EXERCISE AIM:
Leave the pictures out and retype the lines from the beginning through the line with "rectangle (561, 666);", both ends included.

GIVEN DATA:

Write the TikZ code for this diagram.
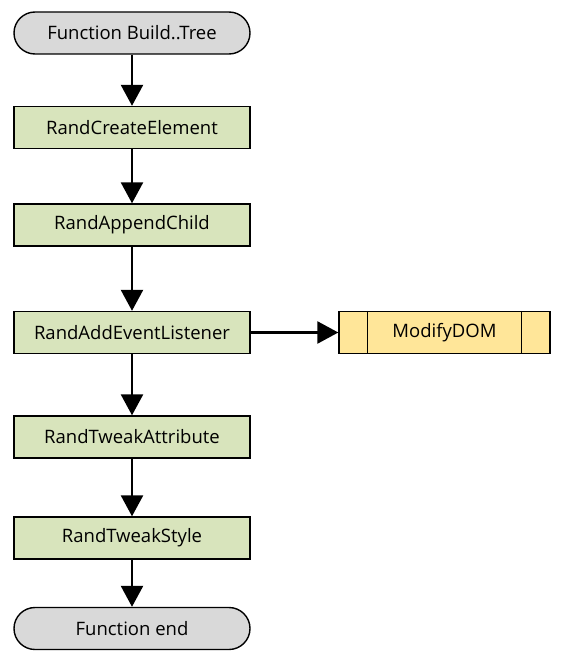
\documentclass[tikz,border=0pt]{standalone}
\usepackage{fontspec}
\setmainfont{Open Sans}
\usetikzlibrary{arrows.meta,calc}
\usepackage{xcolor}

\definecolor{termgray}{HTML}{D9D9D9}
\definecolor{procgreen}{HTML}{D8E4BC}
\definecolor{subyellow}{HTML}{FFE699}

\begin{document}
\begin{tikzpicture}[x=1pt, y=-1pt,
    term/.style={draw, line width=1.4pt, fill=termgray, rounded corners=21pt, minimum width=236pt, minimum height=42pt, inner sep=0pt, font=\fontsize{18.5}{21}\selectfont},
    proc/.style={draw, line width=1.4pt, fill=procgreen, minimum width=236pt, minimum height=42pt, inner sep=0pt, font=\fontsize{18.5}{21}\selectfont},
    subproc/.style={draw, line width=1.4pt, fill=subyellow, minimum width=211pt, minimum height=42pt, inner sep=0pt, font=\fontsize{18.5}{21}\selectfont},
    flow/.style={line width=2.6pt, -{Triangle[length=21pt,width=22pt]}}]

      \useasboundingbox (0, 0) rectangle (561, 666);

      \node[term] (start) at (132, 33) {Function Build..Tree};
      \node[proc] (create) at (132, 127.5) {RandCreateElement};
      \node[proc] (append) at (132, 225) {RandAppendChild};
      \node[proc] (listen) at (132, 332.5) {RandAddEventListener};
      \node[proc] (attr) at (132, 437) {RandTweakAttribute};
      \node[proc] (style) at (132, 538) {RandTweakStyle};
      \node[term] (stop) at (132, 628.5) {Function end};

      \node[subproc] (modify) at (444.5, 332.5) {ModifyDOM};
      \draw[line width=1.4pt] ($(modify.north west)+(29, 0)$) -- ($(modify.south west)+(29, 0)$);
      \draw[line width=1.4pt] ($(modify.north east)+(-29, 0)$) -- ($(modify.south east)+(-29, 0)$);

      \draw[flow] (start) -- (create);
      \draw[flow] (create) -- (append);
      \draw[flow] (append) -- (listen);
      \draw[flow] (listen) -- (attr);
      \draw[flow] (attr) -- (style);
      \draw[flow] (style) -- (stop);
      \draw[flow] (listen) -- (modify);

    \end{tikzpicture}
\end{document}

ANSWER TO THE PROBLEM:
Write the TikZ code for this diagram.
\documentclass[tikz,border=0pt]{standalone}
\usepackage{fontspec}
\setmainfont{Open Sans}
\usetikzlibrary{arrows.meta,calc}
\usepackage{xcolor}

\definecolor{termgray}{HTML}{D9D9D9}
\definecolor{procgreen}{HTML}{D8E4BC}
\definecolor{subyellow}{HTML}{FFE699}

\begin{document}
\begin{tikzpicture}[x=1pt, y=-1pt,
    term/.style={draw, line width=1.4pt, fill=termgray, rounded corners=21pt, minimum width=236pt, minimum height=42pt, inner sep=0pt, font=\fontsize{18.5}{21}\selectfont},
    proc/.style={draw, line width=1.4pt, fill=procgreen, minimum width=236pt, minimum height=42pt, inner sep=0pt, font=\fontsize{18.5}{21}\selectfont},
    subproc/.style={draw, line width=1.4pt, fill=subyellow, minimum width=211pt, minimum height=42pt, inner sep=0pt, font=\fontsize{18.5}{21}\selectfont},
    flow/.style={line width=2.6pt, -{Triangle[length=21pt,width=22pt]}}]

      \useasboundingbox (0, 0) rectangle (561, 666);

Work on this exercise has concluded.